• GIVEN PROBLEM
Print out each record below, unaltered and complete, without its images.

• DATA TO USE

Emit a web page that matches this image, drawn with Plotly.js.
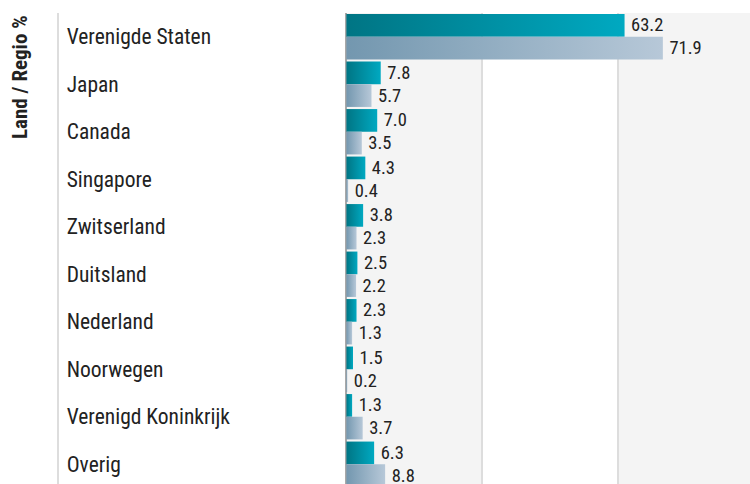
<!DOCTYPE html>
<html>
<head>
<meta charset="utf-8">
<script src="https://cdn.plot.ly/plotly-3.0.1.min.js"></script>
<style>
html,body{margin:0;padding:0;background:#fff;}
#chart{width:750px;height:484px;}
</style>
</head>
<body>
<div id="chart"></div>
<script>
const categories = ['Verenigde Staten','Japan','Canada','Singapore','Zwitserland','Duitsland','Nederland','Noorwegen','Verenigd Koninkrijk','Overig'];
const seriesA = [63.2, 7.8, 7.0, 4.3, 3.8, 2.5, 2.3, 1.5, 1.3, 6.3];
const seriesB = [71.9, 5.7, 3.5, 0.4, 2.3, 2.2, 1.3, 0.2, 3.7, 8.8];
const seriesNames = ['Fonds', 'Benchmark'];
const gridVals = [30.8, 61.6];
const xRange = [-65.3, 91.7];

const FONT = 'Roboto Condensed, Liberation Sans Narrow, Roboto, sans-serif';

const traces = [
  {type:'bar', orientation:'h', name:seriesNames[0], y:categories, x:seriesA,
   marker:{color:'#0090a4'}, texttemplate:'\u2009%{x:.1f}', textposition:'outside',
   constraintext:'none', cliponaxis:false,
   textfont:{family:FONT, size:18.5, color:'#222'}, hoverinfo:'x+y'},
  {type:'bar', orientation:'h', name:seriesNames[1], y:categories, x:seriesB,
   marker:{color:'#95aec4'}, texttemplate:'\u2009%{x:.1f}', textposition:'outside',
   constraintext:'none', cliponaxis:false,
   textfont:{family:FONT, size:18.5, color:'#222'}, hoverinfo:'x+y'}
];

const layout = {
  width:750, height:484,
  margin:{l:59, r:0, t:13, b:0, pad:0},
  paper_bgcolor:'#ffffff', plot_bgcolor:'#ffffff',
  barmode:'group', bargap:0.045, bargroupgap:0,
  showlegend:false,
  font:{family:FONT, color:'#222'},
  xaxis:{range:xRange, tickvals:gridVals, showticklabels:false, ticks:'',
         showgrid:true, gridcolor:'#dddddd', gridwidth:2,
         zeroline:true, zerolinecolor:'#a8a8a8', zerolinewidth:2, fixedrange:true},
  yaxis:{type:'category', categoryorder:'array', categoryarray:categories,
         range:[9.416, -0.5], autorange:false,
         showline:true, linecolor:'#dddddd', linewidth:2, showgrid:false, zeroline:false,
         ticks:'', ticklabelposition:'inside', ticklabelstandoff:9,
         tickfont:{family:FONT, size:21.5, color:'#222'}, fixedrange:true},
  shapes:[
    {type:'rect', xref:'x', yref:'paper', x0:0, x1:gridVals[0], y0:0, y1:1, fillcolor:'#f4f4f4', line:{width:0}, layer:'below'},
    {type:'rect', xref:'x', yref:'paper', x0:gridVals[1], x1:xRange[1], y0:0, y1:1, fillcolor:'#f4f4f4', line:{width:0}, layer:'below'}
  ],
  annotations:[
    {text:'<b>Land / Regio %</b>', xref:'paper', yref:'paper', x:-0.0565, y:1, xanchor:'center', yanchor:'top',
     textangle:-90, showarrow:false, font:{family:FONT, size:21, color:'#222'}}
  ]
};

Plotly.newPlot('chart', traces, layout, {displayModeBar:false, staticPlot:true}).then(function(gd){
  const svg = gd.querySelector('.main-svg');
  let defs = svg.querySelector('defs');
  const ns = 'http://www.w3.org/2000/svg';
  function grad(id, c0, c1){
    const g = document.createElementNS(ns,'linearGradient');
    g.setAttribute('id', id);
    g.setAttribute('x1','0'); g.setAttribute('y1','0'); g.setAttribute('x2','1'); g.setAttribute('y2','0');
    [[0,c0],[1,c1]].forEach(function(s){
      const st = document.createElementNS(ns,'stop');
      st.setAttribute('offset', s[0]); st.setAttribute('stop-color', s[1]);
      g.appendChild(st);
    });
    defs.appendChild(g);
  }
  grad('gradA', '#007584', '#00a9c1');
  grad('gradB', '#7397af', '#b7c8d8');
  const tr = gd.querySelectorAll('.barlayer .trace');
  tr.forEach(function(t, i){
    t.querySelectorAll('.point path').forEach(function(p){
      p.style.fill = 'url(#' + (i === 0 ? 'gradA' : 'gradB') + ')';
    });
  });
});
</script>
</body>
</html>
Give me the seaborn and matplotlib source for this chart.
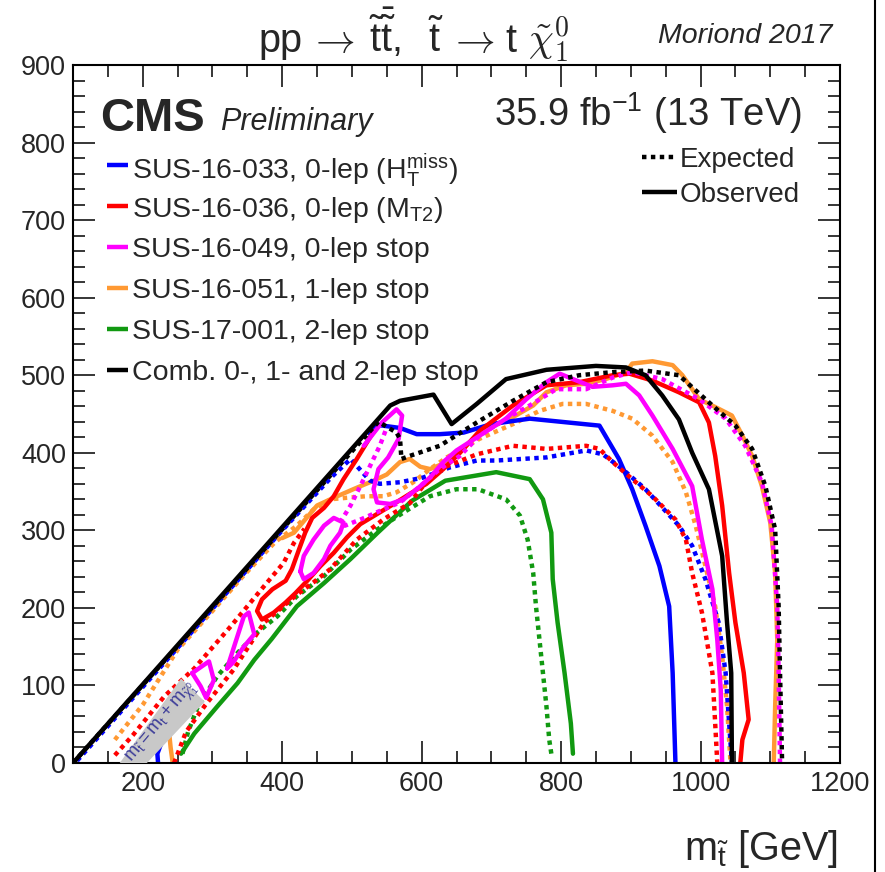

• EXERCISE RESULT
Emit a web page that matches this image, drawn with Plotly.js.
<!DOCTYPE html>
<html>
<head>
<meta charset="utf-8">
<script src="https://cdn.plot.ly/plotly-3.0.1.min.js"></script>
<style>
html,body{margin:0;padding:0;background:#fff;}
#chart{width:750px;height:484px;}
</style>
</head>
<body>
<div id="chart"></div>
<script>
const categories = ['Verenigde Staten','Japan','Canada','Singapore','Zwitserland','Duitsland','Nederland','Noorwegen','Verenigd Koninkrijk','Overig'];
const seriesA = [63.2, 7.8, 7.0, 4.3, 3.8, 2.5, 2.3, 1.5, 1.3, 6.3];
const seriesB = [71.9, 5.7, 3.5, 0.4, 2.3, 2.2, 1.3, 0.2, 3.7, 8.8];
const seriesNames = ['Fonds', 'Benchmark'];
const gridVals = [30.8, 61.6];
const xRange = [-65.3, 91.7];

const FONT = 'Roboto Condensed, Liberation Sans Narrow, Roboto, sans-serif';

const traces = [
  {type:'bar', orientation:'h', name:seriesNames[0], y:categories, x:seriesA,
   marker:{color:'#0090a4'}, texttemplate:'\u2009%{x:.1f}', textposition:'outside',
   constraintext:'none', cliponaxis:false,
   textfont:{family:FONT, size:18.5, color:'#222'}, hoverinfo:'x+y'},
  {type:'bar', orientation:'h', name:seriesNames[1], y:categories, x:seriesB,
   marker:{color:'#95aec4'}, texttemplate:'\u2009%{x:.1f}', textposition:'outside',
   constraintext:'none', cliponaxis:false,
   textfont:{family:FONT, size:18.5, color:'#222'}, hoverinfo:'x+y'}
];

const layout = {
  width:750, height:484,
  margin:{l:59, r:0, t:13, b:0, pad:0},
  paper_bgcolor:'#ffffff', plot_bgcolor:'#ffffff',
  barmode:'group', bargap:0.045, bargroupgap:0,
  showlegend:false,
  font:{family:FONT, color:'#222'},
  xaxis:{range:xRange, tickvals:gridVals, showticklabels:false, ticks:'',
         showgrid:true, gridcolor:'#dddddd', gridwidth:2,
         zeroline:true, zerolinecolor:'#a8a8a8', zerolinewidth:2, fixedrange:true},
  yaxis:{type:'category', categoryorder:'array', categoryarray:categories,
         range:[9.416, -0.5], autorange:false,
         showline:true, linecolor:'#dddddd', linewidth:2, showgrid:false, zeroline:false,
         ticks:'', ticklabelposition:'inside', ticklabelstandoff:9,
         tickfont:{family:FONT, size:21.5, color:'#222'}, fixedrange:true},
  shapes:[
    {type:'rect', xref:'x', yref:'paper', x0:0, x1:gridVals[0], y0:0, y1:1, fillcolor:'#f4f4f4', line:{width:0}, layer:'below'},
    {type:'rect', xref:'x', yref:'paper', x0:gridVals[1], x1:xRange[1], y0:0, y1:1, fillcolor:'#f4f4f4', line:{width:0}, layer:'below'}
  ],
  annotations:[
    {text:'<b>Land / Regio %</b>', xref:'paper', yref:'paper', x:-0.0565, y:1, xanchor:'center', yanchor:'top',
     textangle:-90, showarrow:false, font:{family:FONT, size:21, color:'#222'}}
  ]
};

Plotly.newPlot('chart', traces, layout, {displayModeBar:false, staticPlot:true}).then(function(gd){
  const svg = gd.querySelector('.main-svg');
  let defs = svg.querySelector('defs');
  const ns = 'http://www.w3.org/2000/svg';
  function grad(id, c0, c1){
    const g = document.createElementNS(ns,'linearGradient');
    g.setAttribute('id', id);
    g.setAttribute('x1','0'); g.setAttribute('y1','0'); g.setAttribute('x2','1'); g.setAttribute('y2','0');
    [[0,c0],[1,c1]].forEach(function(s){
      const st = document.createElementNS(ns,'stop');
      st.setAttribute('offset', s[0]); st.setAttribute('stop-color', s[1]);
      g.appendChild(st);
    });
    defs.appendChild(g);
  }
  grad('gradA', '#007584', '#00a9c1');
  grad('gradB', '#7397af', '#b7c8d8');
  const tr = gd.querySelectorAll('.barlayer .trace');
  tr.forEach(function(t, i){
    t.querySelectorAll('.point path').forEach(function(p){
      p.style.fill = 'url(#' + (i === 0 ? 'gradA' : 'gradB') + ')';
    });
  });
});
</script>
</body>
</html>
Give me the seaborn and matplotlib source for this chart.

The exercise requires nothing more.